In the light of these considerations, I ask the hon. Member not to press the amendments.
Laurence Turner
On amendments 125 and 127, I have full sympathy with the ambition of reducing costs to the taxpayer wherever possible. However, the word “minimise” is important here, because a natural reading would be to bring that cost to a minimum.
Each Government have recognised that there is a balance to be struck between the charges raised against the taxpayer, fare payers and other users of the railway. We heard evidence from Richard Bowker, the former chief executive of the Strategic Rail Authority, who has contributed what is sometimes known as Bowker’s law—there are only two sources of income to a railways: passengers and taxpayers.

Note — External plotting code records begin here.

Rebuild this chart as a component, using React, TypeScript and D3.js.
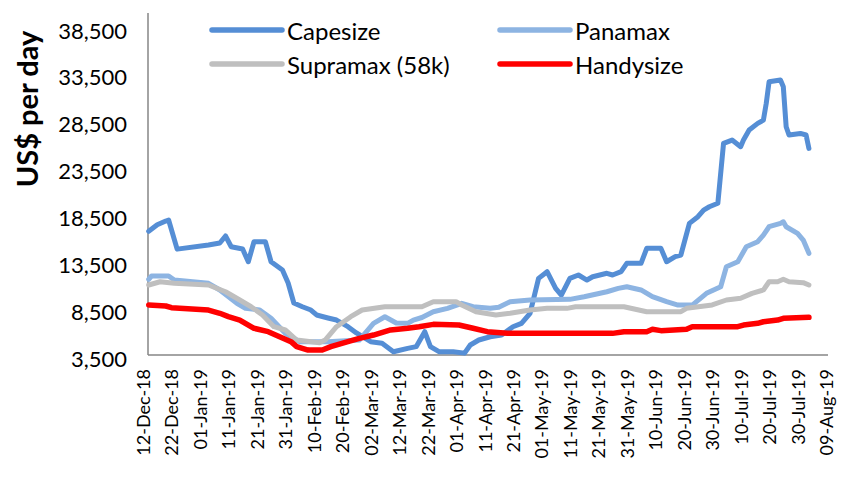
import { useEffect, useRef } from 'react';
import * as d3 from 'd3';

type Pt = [string, number];

const capesize: Pt[] = [
  ['2018-12-14', 16700], ['2018-12-17', 17400], ['2018-12-20', 17800], ['2018-12-21', 17900],
  ['2018-12-24', 14800], ['2019-01-04', 15240], ['2019-01-08', 15450], ['2019-01-10', 16200],
  ['2019-01-12', 15050], ['2019-01-16', 14810], ['2019-01-18', 13450], ['2019-01-20', 15590],
  ['2019-01-24', 15590], ['2019-01-26', 13450], ['2019-01-30', 12570], ['2019-02-01', 11180],
  ['2019-02-03', 9050], ['2019-02-06', 8650], ['2019-02-09', 8300], ['2019-02-11', 7770],
  ['2019-02-15', 7450], ['2019-02-18', 7230], ['2019-02-22', 6520], ['2019-02-25', 5850],
  ['2019-03-02', 4920], ['2019-03-06', 4750], ['2019-03-10', 3850], ['2019-03-15', 4210],
  ['2019-03-18', 4390], ['2019-03-21', 5990], ['2019-03-23', 4390], ['2019-03-26', 3850],
  ['2019-03-31', 3850], ['2019-04-04', 3700], ['2019-04-06', 4570], ['2019-04-09', 5100],
  ['2019-04-13', 5450], ['2019-04-17', 5630], ['2019-04-21', 6520], ['2019-04-24', 6880],
  ['2019-04-27', 7950], ['2019-04-30', 11680], ['2019-05-03', 12390], ['2019-05-06', 10620],
  ['2019-05-08', 9900], ['2019-05-11', 11680], ['2019-05-14', 12040], ['2019-05-17', 11500],
  ['2019-05-19', 11850], ['2019-05-24', 12220], ['2019-05-26', 12040], ['2019-05-29', 12390],
  ['2019-05-31', 13280], ['2019-06-05', 13280], ['2019-06-07', 14880], ['2019-06-12', 14880],
  ['2019-06-14', 13450], ['2019-06-17', 13990], ['2019-06-19', 14170], ['2019-06-22', 17550],
  ['2019-06-25', 18260], ['2019-06-27', 18970], ['2019-06-29', 19320], ['2019-07-02', 19690],
  ['2019-07-04', 26090], ['2019-07-07', 26440], ['2019-07-10', 25730], ['2019-07-11', 26440],
  ['2019-07-13', 27510], ['2019-07-16', 28220], ['2019-07-18', 28570], ['2019-07-19', 30350],
  ['2019-07-20', 32660], ['2019-07-24', 32840], ['2019-07-25', 32130], ['2019-07-26', 27860],
  ['2019-07-27', 26980], ['2019-07-31', 27150], ['2019-08-02', 26980], ['2019-08-03', 25550],
];

const panamax: Pt[] = [
  ['2018-12-14', 11580], ['2018-12-15', 11930], ['2018-12-21', 11930], ['2018-12-23', 11500],
  ['2019-01-04', 11150], ['2019-01-08', 10440], ['2019-01-14', 9020], ['2019-01-17', 8480],
  ['2019-01-22', 8300], ['2019-01-26', 7420], ['2019-01-31', 5820], ['2019-02-05', 4920],
  ['2019-02-15', 4920], ['2019-02-26', 5100], ['2019-03-03', 6880], ['2019-03-07', 7580],
  ['2019-03-11', 6910], ['2019-03-15', 6880], ['2019-03-17', 7230], ['2019-03-20', 7500],
  ['2019-03-24', 8120], ['2019-03-29', 8480], ['2019-04-03', 9020], ['2019-04-07', 8650],
  ['2019-04-13', 8480], ['2019-04-16', 8590], ['2019-04-20', 9190], ['2019-04-27', 9370],
  ['2019-05-11', 9440], ['2019-05-16', 9720], ['2019-05-24', 10250], ['2019-05-28', 10610],
  ['2019-05-31', 10790], ['2019-06-05', 10440], ['2019-06-09', 9720], ['2019-06-14', 9190],
  ['2019-06-18', 8830], ['2019-06-23', 8830], ['2019-06-28', 10080], ['2019-07-03', 10790],
  ['2019-07-05', 12920], ['2019-07-09', 13450], ['2019-07-12', 15050], ['2019-07-16', 15590],
  ['2019-07-18', 16300], ['2019-07-20', 17190], ['2019-07-24', 17550], ['2019-07-25', 17720],
  ['2019-07-26', 17190], ['2019-07-30', 16480], ['2019-08-01', 15770], ['2019-08-03', 14350],
];

const supramax: Pt[] = [
  ['2018-12-14', 10970], ['2018-12-18', 11320], ['2018-12-23', 11150], ['2019-01-04', 10970],
  ['2019-01-10', 10250], ['2019-01-15', 9370], ['2019-01-19', 8650], ['2019-01-23', 7770],
  ['2019-01-27', 6520], ['2019-01-31', 6170], ['2019-02-04', 5100], ['2019-02-12', 4810],
  ['2019-02-14', 5100], ['2019-02-18', 6520], ['2019-02-23', 7590], ['2019-02-27', 8300],
  ['2019-03-07', 8650], ['2019-03-20', 8650], ['2019-03-24', 9190], ['2019-04-01', 9190],
  ['2019-04-03', 8840], ['2019-04-08', 8120], ['2019-04-15', 7770], ['2019-04-20', 7950],
  ['2019-04-27', 8300], ['2019-05-03', 8480], ['2019-05-10', 8480], ['2019-05-13', 8650],
  ['2019-05-30', 8650], ['2019-06-07', 8120], ['2019-06-19', 8120], ['2019-06-21', 8480],
  ['2019-06-30', 8840], ['2019-07-05', 9370], ['2019-07-10', 9550], ['2019-07-14', 10080],
  ['2019-07-18', 10440], ['2019-07-20', 11320], ['2019-07-23', 11320], ['2019-07-25', 11580],
  ['2019-07-27', 11320], ['2019-08-01', 11220], ['2019-08-03', 10970],
];

const handysize: Pt[] = [
  ['2018-12-14', 8840], ['2018-12-20', 8730], ['2018-12-22', 8550], ['2019-01-04', 8300],
  ['2019-01-08', 7950], ['2019-01-11', 7590], ['2019-01-15', 7230], ['2019-01-20', 6350],
  ['2019-01-25', 5990], ['2019-01-29', 5450], ['2019-02-02', 4920], ['2019-02-04', 4390],
  ['2019-02-08', 4030], ['2019-02-13', 4030], ['2019-02-16', 4390], ['2019-02-22', 4920],
  ['2019-02-26', 5280], ['2019-03-03', 5630], ['2019-03-09', 6170], ['2019-03-15', 6350],
  ['2019-03-19', 6520], ['2019-03-24', 6770], ['2019-04-02', 6700], ['2019-04-07', 6350],
  ['2019-04-12', 5990], ['2019-04-19', 5810], ['2019-05-26', 5810], ['2019-05-30', 5990],
  ['2019-06-07', 5990], ['2019-06-09', 6240], ['2019-06-12', 6100], ['2019-06-21', 6240],
  ['2019-06-23', 6520], ['2019-07-09', 6520], ['2019-07-11', 6700], ['2019-07-16', 6880],
  ['2019-07-18', 7050], ['2019-07-23', 7230], ['2019-07-25', 7420], ['2019-08-03', 7520],
];

const seriesNames = ['Capesize', 'Panamax', 'Supramax (58k)', 'Handysize'];
const seriesColors = ['#558ED5', '#8DB4E2', '#BFBFBF', '#FF0000'];
const seriesData = [capesize, panamax, supramax, handysize];

const yTicks = [3500, 8500, 13500, 18500, 23500, 28500, 33500, 38500];
const firstLabel = '2018-12-12';
const lastLabel = '2019-08-09';

const W = 846;
const H = 490;
const FONT = 'Lato, "Open Sans", sans-serif';

export default function App() {
  const ref = useRef<SVGSVGElement | null>(null);

  useEffect(() => {
    if (!ref.current) return;
    const svg = d3.select(ref.current);
    svg.selectAll('*').remove();

    const parse = d3.utcParse('%Y-%m-%d');
    const x = d3
      .scaleUtc()
      .domain([parse(firstLabel)!, parse(lastLabel)!])
      .range([143, 826]);
    const y = d3.scaleLinear().domain([3500, 40000]).range([355, 13]);

    // axes
    svg.append('line').attr('x1', 148).attr('x2', 148).attr('y1', 13).attr('y2', 355)
      .attr('stroke', '#868686').attr('stroke-width', 1.5);
    svg.append('line').attr('x1', 148).attr('x2', 828).attr('y1', 355).attr('y2', 355)
      .attr('stroke', '#868686').attr('stroke-width', 1.5);

    svg.append('g')
      .selectAll('text')
      .data(yTicks)
      .enter()
      .append('text')
      .attr('x', 127)
      .attr('y', (d) => y(d) + 3)
      .attr('text-anchor', 'end')
      .attr('dominant-baseline', 'central')
      .attr('font-family', FONT)
      .attr('font-size', 22)
      .attr('fill', '#000')
      .text((d) => d3.format(',')(d));

    svg.append('text')
      .attr('transform', `translate(26,109) rotate(-90)`)
      .attr('text-anchor', 'middle')
      .attr('dominant-baseline', 'central')
      .attr('font-family', FONT)
      .attr('font-weight', 'bold')
      .attr('font-size', 29)
      .text('US$ per day');

    // x labels every 10 days
    const xTicks = d3.utcDay.every(1)!.range(parse(firstLabel)!, d3.utcDay.offset(parse(lastLabel)!, 1))
      .filter((_d, i) => i % 10 === 0);
    const fmt = d3.utcFormat('%d-%b-%y');
    svg.append('g')
      .selectAll('text')
      .data(xTicks)
      .enter()
      .append('text')
      .attr('transform', (d) => `translate(${x(d)},369) rotate(-90)`)
      .attr('text-anchor', 'end')
      .attr('dominant-baseline', 'central')
      .attr('font-family', FONT)
      .attr('font-size', 18)
      .text((d) => fmt(d));

    const line = d3
      .line<Pt>()
      .x((d) => x(parse(d[0])!))
      .y((d) => y(d[1]));

    seriesData.forEach((s, i) => {
      svg.append('path')
        .datum(s)
        .attr('d', line)
        .attr('fill', 'none')
        .attr('stroke', seriesColors[i])
        .attr('stroke-width', i === 3 ? 5.5 : 5)
        .attr('stroke-linejoin', 'round')
        .attr('stroke-linecap', 'round');
    });

    // legend
    const legendPos = [
      [212, 30], [500, 30], [212, 64], [500, 64],
    ];
    seriesNames.forEach((name, i) => {
      const [lx, ly] = legendPos[i];
      svg.append('line').attr('x1', lx).attr('x2', lx + 70).attr('y1', ly).attr('y2', ly)
        .attr('stroke', seriesColors[i]).attr('stroke-width', 5.5).attr('stroke-linecap', 'round');
      svg.append('text')
        .attr('x', lx + 75)
        .attr('y', ly)
        .attr('dominant-baseline', 'central')
        .attr('font-family', FONT)
        .attr('font-size', 24)
        .text(name);
    });
  }, []);

  return <svg ref={ref} width={W} height={H} style={{ position: 'absolute', left: 0, top: 0 }} />;
}
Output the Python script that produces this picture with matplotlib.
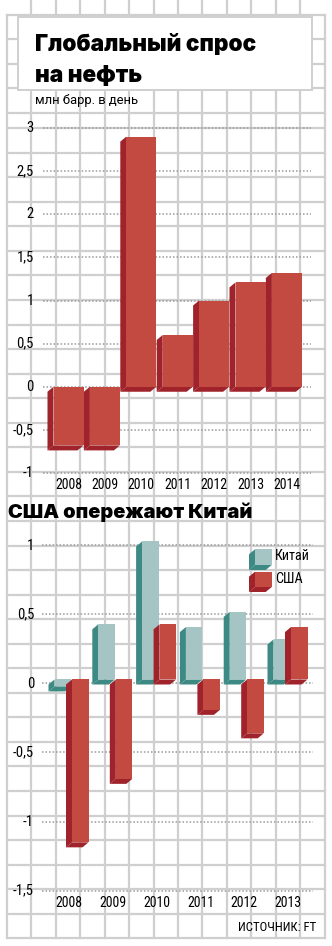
import matplotlib
matplotlib.use("Agg")
import matplotlib.pyplot as plt
from matplotlib.patches import Rectangle, Polygon
from matplotlib import font_manager

# ---- data -------------------------------------------------------------
demand_years = ["2008", "2009", "2010", "2011", "2012", "2013", "2014"]
demand_growth = [-0.68, -0.68, 2.90, 0.60, 1.00, 1.21, 1.32]
demand_ticks = [3, 2.5, 2, 1.5, 1, 0.5, 0, -0.5, -1]

split_years = ["2008", "2009", "2010", "2011", "2012", "2013"]
china_growth = [-0.05, 0.40, 1.00, 0.38, 0.49, 0.29]
usa_growth = [-1.18, -0.72, 0.40, -0.22, -0.39, 0.38]
split_ticks = [1, 0.5, 0, -0.5, -1, -1.5]

title_lines = ["Глобальный спрос", "на нефть"]
unit_text = "млн барр. в день"
split_title = "США опережают Китай"
legend_labels = ["Китай", "США"]
source_text = "ИСТОЧНИК: FT"

# ---- style ------------------------------------------------------------
W, H, DPI = 332, 946, 100
RED, RED_DARK = "#c24a40", "#a0232b"
TEAL, TEAL_DARK = "#a4c5c3", "#3d8a84"
PAPER = "#cfcfcf"
DOTS = "#9a9a9a"


def first_font(names):
    have = {f.name for f in font_manager.fontManager.ttflist}
    for n in names:
        if n in have:
            return n
    return "DejaVu Sans"


NARROW = first_font(["Roboto Condensed", "Liberation Sans Narrow", "Open Sans Condensed", "Roboto"])
HEAVY = first_font(["Inter", "Lato", "Noto Sans", "DejaVu Sans"])
PLAIN = first_font(["Roboto", "Noto Sans", "DejaVu Sans"])

fig = plt.figure(figsize=(W / DPI, H / DPI), dpi=DPI, facecolor="white")


def px_axes(left, top, right, bottom, z):
    ax = fig.add_axes([left / W, 1 - bottom / H, (right - left) / W, (bottom - top) / H])
    ax.set_zorder(z)
    ax.patch.set_alpha(0)
    ax.axis("off")
    return ax


def box3d(ax, x0, x1, yb, yt, ox, oy, face, dark, z=3):
    """Front face plus the shaded left side and underside of a block."""
    side = [(x0, yt), (x0, yb), (x0 + ox, yb + oy), (x0 + ox, yt + oy)]
    under = [(x0, yb), (x1, yb), (x1 + ox, yb + oy), (x0 + ox, yb + oy)]
    ax.add_patch(Polygon(side, closed=True, facecolor=dark, edgecolor="none", zorder=z))
    ax.add_patch(Polygon(under, closed=True, facecolor=dark, edgecolor="none", zorder=z))
    ax.add_patch(Rectangle((x0, min(yb, yt)), x1 - x0, abs(yt - yb),
                           facecolor=face, edgecolor="none", zorder=z + 0.1))


# ---- squared paper background (pixel coordinates) ----------------------
bg = px_axes(0, 0, W, H, 0)
bg.set_xlim(0, W)
bg.set_ylim(H, 0)

col_x = [6.7 + 24.47 * k for k in range(14)]
row_top = [15 + 24.5 * k for k in range(5)]
row_main = [128.15 + 24.55 * k for k in range(34)]
for k, x in enumerate(col_x):
    y_start = 15 if k in (0, len(col_x) - 1) else 0
    bg.plot([x, x], [y_start, row_main[-1]], color=PAPER, lw=1.6, zorder=0)
for y in row_top + row_main:
    bg.plot([col_x[0], col_x[-1]], [y, y], color=PAPER, lw=1.6, zorder=0)

# title panel
bg.add_patch(Rectangle((18.3, 16.7), 311.7 - 18.3, 90 - 16.7, facecolor="white",
                       edgecolor=PAPER, lw=1.4, zorder=1))
for line, base in zip(title_lines, [51, 82.5]):
    bg.text(35, base, line, family=HEAVY, fontweight="black", fontsize=16.3,
            ha="left", va="baseline", color="black", zorder=2)
bg.text(35, 104, unit_text, family=PLAIN, fontsize=9.4, ha="left", va="baseline",
        color="black", zorder=2)

bg.text(8, 518, split_title, family=HEAVY, fontweight="black", fontsize=14.4,
        ha="left", va="baseline", color="black", zorder=2)

# legend blocks
for (top, bot), label, face, dark, ty in [((549.3, 565), legend_labels[0], TEAL, TEAL_DARK, 556),
                                          ((571.7, 587), legend_labels[1], RED, RED_DARK, 579)]:
    box3d(bg, 255, 271.7, bot, top, -6, 5, face, dark, z=3)
    bg.text(275, ty, label, family=NARROW, fontsize=10.2, ha="left", va="center", zorder=3)

bg.text(316, 927, source_text, family=NARROW, fontsize=9.2, ha="right", va="center", zorder=3)

# ---- chart 1: global demand ------------------------------------------
ZERO1, SCALE1 = 386.75, 86.25      # pixel row of zero, pixels per unit
X0_1, STEP1 = 68.5, 36.4           # pixel column of first bar centre, spacing
ax1 = px_axes(0, 110, W, 500, 2)
ax1.set_xlim((0 - X0_1) / STEP1, (W - X0_1) / STEP1)
ax1.set_ylim((ZERO1 - 500) / SCALE1, (ZERO1 - 110) / SCALE1)


def px1(p):
    return (p - X0_1) / STEP1


for t in demand_ticks:
    ax1.plot([px1(43), px1(311)], [t, t], color=DOTS, lw=1.1, ls=(0, (1, 1.3)), zorder=1)
    ax1.text(px1(34), t, f"{t:g}".replace(".", ","), family=NARROW, fontsize=10.5,
             ha="right", va="center")

w1 = 30 / STEP1
dx1, dy1 = 6 / STEP1, 5 / SCALE1
for i, v in enumerate(demand_growth):
    box3d(ax1, i - w1 / 2, i + w1 / 2, min(0, v), max(0, v), -dx1, -dy1, RED, RED_DARK)
    ax1.text(i, (ZERO1 - 485) / SCALE1, demand_years[i], family=NARROW, fontsize=10,
             ha="center", va="center")

# ---- chart 2: China vs USA -------------------------------------------
ZERO2, SCALE2 = 683.5, 138.0
X0_2, STEP2 = 71.0, 43.8
LIFT = 4 / SCALE2
ax2 = px_axes(0, 528, W, 915, 2)
ax2.set_xlim((0 - X0_2) / STEP2, (W - X0_2) / STEP2)
ax2.set_ylim((ZERO2 - 915) / SCALE2, (ZERO2 - 528) / SCALE2)


def px2(p):
    return (p - X0_2) / STEP2


for t in split_ticks:
    ax2.plot([px2(42), px2(313)], [t, t], color=DOTS, lw=1.1, ls=(0, (1, 1.3)), zorder=1)
    ax2.text(px2(34), t, f"{t:g}".replace(".", ","), family=NARROW, fontsize=10.5,
             ha="right", va="center")

w2 = 16.5 / STEP2
gap2 = 1.0 / STEP2
dx2, dy2 = 6 / STEP2, 5 / SCALE2
for i, (c, u) in enumerate(zip(china_growth, usa_growth)):
    box3d(ax2, i - w2, i, min(0, c) + LIFT, max(0, c) + LIFT, -dx2, -dy2, TEAL, TEAL_DARK)
    box3d(ax2, i + gap2, i + gap2 + w2, min(0, u) + LIFT, max(0, u) + LIFT, -dx2, -dy2,
          RED, RED_DARK, z=4)
    ax2.text(i - 2 / STEP2, (ZERO2 - 903) / SCALE2, split_years[i], family=NARROW,
             fontsize=10, ha="center", va="center")

fig.savefig("out.png", dpi=DPI, facecolor="white")
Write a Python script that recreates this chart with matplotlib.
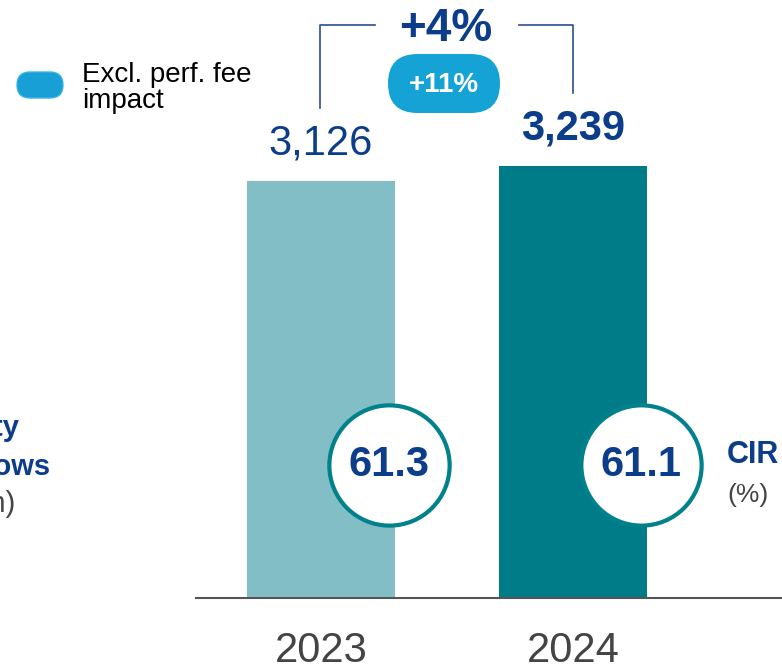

I fear that if these amendments were incorporated into the Bill, the natural outcome would be that fares would rise, as indeed may charges levied upon freight users of the railway. For that reason, I hope they are not supported.
Mr Western, you get what you measure. We on this side of the Committee are very keen that we measure the level of involvement for the taxpayer and that we do our best to look after the taxpayer in the design of this structure, so I intend to press all the amendments.